TASK: Return only those lines from the line containing "Write the Apache ECharts code for this chart." to the line containing "const seriesNames = ['373", both included, and please omit the pictures.

* * *

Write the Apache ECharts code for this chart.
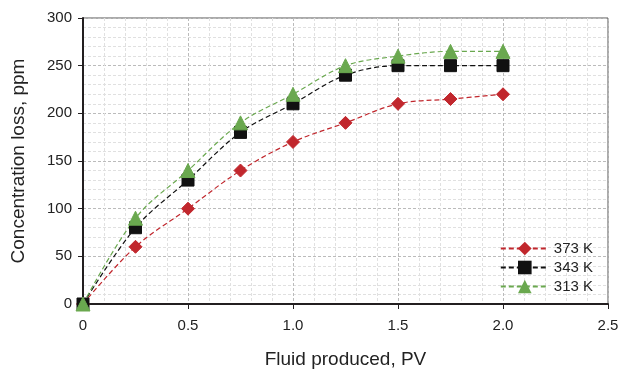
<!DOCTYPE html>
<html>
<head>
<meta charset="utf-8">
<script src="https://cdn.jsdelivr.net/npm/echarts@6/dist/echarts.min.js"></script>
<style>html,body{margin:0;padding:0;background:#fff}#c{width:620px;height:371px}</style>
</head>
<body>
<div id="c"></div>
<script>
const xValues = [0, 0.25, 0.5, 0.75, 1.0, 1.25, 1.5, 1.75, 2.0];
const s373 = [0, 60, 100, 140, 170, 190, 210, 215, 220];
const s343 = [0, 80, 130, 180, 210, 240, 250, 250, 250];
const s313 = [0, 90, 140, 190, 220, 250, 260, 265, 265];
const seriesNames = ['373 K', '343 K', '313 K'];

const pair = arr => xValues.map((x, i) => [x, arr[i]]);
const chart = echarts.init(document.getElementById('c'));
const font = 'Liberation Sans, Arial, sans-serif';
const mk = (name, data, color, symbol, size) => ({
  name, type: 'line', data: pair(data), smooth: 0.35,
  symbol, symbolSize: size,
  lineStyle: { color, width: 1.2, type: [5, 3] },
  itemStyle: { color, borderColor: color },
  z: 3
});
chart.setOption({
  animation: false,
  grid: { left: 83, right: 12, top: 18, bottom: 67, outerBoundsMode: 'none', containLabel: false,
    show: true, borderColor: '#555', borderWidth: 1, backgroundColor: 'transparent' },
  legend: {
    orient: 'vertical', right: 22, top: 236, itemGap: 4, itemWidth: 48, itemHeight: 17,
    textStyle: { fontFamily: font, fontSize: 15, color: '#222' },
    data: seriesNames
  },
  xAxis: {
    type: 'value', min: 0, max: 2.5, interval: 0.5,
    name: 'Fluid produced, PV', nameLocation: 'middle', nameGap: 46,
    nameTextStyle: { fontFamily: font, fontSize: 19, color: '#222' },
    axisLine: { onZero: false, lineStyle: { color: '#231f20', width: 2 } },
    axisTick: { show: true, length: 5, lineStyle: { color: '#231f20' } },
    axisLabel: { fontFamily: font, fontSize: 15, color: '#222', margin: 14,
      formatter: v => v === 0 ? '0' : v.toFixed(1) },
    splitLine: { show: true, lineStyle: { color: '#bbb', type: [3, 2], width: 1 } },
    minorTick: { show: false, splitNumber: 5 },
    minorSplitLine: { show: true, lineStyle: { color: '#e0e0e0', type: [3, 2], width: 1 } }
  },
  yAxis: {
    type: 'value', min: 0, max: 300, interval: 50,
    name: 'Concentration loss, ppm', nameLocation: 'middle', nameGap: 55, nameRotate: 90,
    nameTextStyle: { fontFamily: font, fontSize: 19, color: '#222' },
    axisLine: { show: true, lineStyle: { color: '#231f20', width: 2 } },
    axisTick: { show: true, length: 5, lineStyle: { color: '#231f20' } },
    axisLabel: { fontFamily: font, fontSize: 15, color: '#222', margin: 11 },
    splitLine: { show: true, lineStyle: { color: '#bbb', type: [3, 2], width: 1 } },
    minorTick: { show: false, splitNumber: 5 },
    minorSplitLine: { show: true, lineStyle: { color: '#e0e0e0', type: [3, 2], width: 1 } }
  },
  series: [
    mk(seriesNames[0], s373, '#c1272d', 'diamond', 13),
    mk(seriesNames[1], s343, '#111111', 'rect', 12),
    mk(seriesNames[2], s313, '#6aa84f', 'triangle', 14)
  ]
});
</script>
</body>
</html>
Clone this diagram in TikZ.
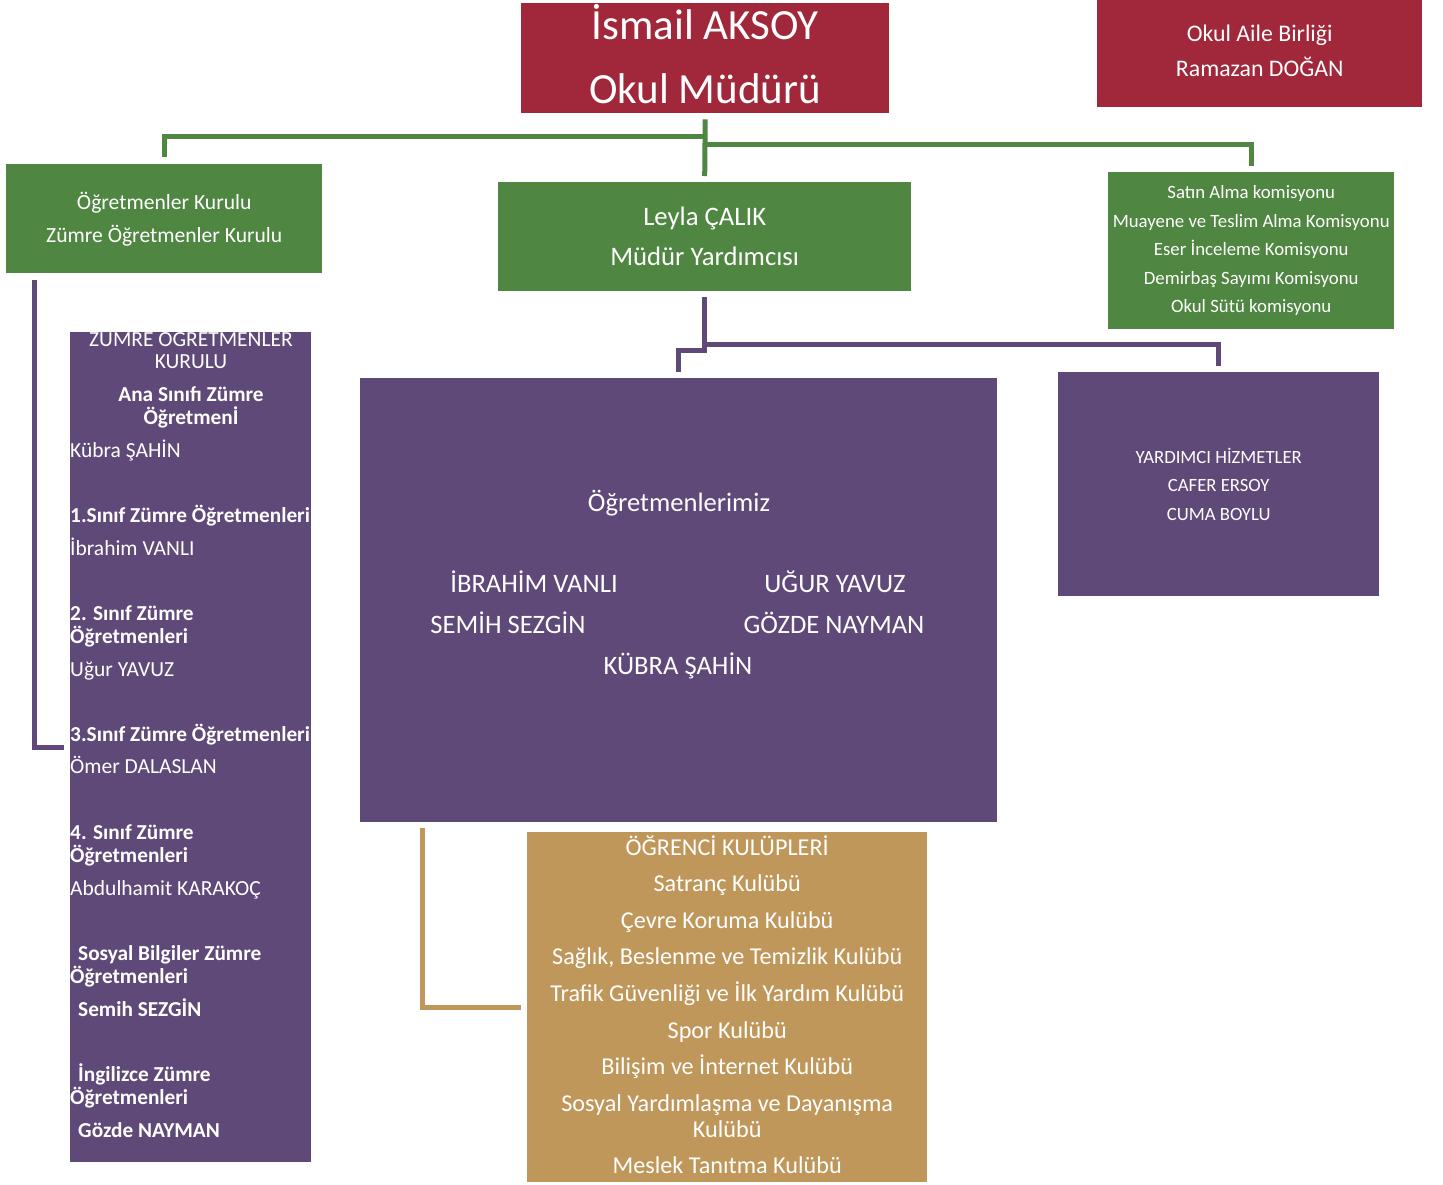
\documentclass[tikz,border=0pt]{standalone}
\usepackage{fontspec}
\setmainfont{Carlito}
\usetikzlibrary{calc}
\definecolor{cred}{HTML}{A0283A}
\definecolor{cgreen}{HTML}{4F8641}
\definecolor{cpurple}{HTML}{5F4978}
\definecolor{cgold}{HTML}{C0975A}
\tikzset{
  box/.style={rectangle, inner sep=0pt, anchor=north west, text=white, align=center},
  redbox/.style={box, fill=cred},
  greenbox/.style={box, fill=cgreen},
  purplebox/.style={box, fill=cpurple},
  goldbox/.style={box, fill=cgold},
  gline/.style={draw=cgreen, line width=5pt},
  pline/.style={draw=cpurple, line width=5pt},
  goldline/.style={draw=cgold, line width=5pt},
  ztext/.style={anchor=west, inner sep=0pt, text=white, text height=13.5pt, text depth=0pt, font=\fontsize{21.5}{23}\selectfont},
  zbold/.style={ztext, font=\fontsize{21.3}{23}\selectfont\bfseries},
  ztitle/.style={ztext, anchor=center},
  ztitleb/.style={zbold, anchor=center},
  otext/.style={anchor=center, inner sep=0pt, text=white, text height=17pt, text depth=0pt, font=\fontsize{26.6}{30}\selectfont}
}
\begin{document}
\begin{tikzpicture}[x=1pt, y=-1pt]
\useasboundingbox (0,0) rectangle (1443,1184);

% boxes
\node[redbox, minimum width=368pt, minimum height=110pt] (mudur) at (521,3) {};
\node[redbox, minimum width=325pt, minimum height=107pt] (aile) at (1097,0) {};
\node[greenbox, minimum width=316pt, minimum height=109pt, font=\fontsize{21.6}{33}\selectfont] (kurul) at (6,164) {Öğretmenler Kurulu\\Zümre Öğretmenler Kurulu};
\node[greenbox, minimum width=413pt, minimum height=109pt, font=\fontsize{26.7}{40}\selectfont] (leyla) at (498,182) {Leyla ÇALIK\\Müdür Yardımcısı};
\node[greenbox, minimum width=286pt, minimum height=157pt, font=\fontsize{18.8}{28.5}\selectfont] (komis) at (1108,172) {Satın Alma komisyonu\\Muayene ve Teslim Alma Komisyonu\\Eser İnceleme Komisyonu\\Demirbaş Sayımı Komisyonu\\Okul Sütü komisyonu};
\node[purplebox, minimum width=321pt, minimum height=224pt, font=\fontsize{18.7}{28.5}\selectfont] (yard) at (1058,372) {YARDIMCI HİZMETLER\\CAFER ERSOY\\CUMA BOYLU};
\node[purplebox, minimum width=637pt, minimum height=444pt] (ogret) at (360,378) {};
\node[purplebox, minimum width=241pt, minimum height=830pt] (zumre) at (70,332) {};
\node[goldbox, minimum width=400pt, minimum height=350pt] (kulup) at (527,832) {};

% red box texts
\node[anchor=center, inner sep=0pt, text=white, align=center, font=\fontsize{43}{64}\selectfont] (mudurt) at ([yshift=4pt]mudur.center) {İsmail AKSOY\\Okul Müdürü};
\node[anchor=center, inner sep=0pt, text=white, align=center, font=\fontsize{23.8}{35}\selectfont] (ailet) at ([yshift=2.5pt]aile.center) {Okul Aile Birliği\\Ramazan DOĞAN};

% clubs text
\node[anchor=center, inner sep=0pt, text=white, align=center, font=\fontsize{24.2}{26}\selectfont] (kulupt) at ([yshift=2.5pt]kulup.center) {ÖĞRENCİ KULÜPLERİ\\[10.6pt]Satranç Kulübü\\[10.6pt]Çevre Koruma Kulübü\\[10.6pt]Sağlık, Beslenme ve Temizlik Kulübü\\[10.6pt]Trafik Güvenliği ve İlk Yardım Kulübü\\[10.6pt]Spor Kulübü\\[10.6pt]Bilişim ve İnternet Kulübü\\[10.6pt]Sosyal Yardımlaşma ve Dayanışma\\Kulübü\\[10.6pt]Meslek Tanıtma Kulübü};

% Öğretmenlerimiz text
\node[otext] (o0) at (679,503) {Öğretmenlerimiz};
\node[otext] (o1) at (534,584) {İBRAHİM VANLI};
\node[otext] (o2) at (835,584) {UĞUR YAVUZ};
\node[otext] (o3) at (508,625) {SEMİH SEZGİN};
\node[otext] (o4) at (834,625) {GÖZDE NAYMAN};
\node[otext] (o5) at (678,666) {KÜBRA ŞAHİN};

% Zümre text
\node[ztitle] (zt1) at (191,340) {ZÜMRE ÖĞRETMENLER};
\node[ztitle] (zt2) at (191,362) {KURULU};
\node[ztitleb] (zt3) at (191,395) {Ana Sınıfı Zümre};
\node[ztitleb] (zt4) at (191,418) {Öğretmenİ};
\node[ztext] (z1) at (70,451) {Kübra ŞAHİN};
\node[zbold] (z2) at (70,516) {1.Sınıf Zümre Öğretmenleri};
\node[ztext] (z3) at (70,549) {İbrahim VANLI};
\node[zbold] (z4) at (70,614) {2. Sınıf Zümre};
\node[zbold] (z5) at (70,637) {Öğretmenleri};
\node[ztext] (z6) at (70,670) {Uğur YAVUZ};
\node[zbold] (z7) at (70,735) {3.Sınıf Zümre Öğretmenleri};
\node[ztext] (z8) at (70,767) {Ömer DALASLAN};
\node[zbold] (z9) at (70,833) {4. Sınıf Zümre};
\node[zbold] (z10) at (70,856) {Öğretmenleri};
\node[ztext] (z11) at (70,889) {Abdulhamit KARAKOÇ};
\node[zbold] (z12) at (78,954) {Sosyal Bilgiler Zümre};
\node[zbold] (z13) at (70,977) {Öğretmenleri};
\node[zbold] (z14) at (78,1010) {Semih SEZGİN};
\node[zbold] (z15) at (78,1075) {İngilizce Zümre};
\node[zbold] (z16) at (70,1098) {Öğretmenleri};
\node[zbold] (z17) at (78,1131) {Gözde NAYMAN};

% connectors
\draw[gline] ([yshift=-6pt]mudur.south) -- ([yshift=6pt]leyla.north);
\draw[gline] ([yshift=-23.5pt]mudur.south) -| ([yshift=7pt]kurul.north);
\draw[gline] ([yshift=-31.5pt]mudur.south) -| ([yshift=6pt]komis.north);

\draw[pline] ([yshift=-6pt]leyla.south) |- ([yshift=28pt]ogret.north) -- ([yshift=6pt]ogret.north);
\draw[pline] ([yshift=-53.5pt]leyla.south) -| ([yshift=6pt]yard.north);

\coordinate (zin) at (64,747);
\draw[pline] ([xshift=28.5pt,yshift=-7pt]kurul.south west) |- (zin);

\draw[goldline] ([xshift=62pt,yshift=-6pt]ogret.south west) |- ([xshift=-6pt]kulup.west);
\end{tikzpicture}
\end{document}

* * *

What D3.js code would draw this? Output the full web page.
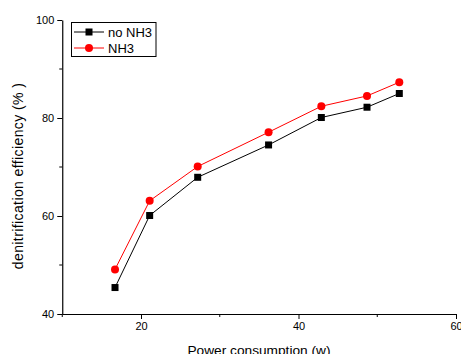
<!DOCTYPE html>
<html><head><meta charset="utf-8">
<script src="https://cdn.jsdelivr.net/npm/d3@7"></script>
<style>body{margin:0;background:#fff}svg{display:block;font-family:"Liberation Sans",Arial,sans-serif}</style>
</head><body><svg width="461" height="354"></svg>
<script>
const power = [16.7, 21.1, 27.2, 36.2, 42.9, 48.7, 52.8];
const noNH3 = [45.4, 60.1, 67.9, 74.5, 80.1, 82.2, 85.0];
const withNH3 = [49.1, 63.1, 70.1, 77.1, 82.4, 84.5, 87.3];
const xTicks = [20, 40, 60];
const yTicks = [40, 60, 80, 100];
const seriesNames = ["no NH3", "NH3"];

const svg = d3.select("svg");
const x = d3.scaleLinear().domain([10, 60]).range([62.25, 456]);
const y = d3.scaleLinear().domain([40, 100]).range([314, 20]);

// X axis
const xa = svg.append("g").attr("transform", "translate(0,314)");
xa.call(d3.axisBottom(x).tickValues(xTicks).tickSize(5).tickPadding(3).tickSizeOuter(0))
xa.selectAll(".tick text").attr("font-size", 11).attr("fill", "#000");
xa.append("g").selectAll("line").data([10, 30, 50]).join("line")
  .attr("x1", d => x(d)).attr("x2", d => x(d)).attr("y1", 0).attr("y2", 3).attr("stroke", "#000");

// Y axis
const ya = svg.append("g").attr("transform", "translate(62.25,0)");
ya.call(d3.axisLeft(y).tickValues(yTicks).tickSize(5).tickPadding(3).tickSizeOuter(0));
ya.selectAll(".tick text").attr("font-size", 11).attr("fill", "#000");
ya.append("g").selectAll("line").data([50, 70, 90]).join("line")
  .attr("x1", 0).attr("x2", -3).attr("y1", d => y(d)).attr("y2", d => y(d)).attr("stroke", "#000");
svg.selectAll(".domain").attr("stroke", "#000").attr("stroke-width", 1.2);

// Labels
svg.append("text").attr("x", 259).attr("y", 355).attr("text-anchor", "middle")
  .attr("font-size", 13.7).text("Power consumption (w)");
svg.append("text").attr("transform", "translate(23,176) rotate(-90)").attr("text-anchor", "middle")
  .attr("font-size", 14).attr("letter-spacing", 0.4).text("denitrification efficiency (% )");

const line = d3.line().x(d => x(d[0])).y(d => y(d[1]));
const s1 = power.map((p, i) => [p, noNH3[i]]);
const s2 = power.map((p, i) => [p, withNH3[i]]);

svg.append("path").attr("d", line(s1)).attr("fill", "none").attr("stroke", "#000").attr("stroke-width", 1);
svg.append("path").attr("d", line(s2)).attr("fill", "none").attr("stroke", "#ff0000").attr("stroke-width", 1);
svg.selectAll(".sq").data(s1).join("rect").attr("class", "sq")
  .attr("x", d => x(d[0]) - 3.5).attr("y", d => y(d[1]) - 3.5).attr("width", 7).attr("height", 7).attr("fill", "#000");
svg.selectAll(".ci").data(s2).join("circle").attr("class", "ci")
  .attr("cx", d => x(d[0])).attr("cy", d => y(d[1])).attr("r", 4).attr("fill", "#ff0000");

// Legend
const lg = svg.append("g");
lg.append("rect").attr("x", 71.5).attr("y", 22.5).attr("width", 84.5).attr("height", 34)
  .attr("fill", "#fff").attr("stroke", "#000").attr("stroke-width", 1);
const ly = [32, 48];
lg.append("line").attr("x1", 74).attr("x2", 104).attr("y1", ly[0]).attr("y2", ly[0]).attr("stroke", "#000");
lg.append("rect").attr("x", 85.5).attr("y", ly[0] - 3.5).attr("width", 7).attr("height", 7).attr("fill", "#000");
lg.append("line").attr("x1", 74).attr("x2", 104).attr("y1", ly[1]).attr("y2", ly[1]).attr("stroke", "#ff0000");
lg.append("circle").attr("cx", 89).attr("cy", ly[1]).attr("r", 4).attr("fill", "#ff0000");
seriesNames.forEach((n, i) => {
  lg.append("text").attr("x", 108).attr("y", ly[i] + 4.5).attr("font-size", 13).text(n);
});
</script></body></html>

* * *

SOLUTION:
Write the Apache ECharts code for this chart.
<!DOCTYPE html>
<html>
<head>
<meta charset="utf-8">
<script src="https://cdn.jsdelivr.net/npm/echarts@6/dist/echarts.min.js"></script>
<style>html,body{margin:0;padding:0;background:#fff}#c{width:620px;height:371px}</style>
</head>
<body>
<div id="c"></div>
<script>
const xValues = [0, 0.25, 0.5, 0.75, 1.0, 1.25, 1.5, 1.75, 2.0];
const s373 = [0, 60, 100, 140, 170, 190, 210, 215, 220];
const s343 = [0, 80, 130, 180, 210, 240, 250, 250, 250];
const s313 = [0, 90, 140, 190, 220, 250, 260, 265, 265];
const seriesNames = ['373 K', '343 K', '313 K'];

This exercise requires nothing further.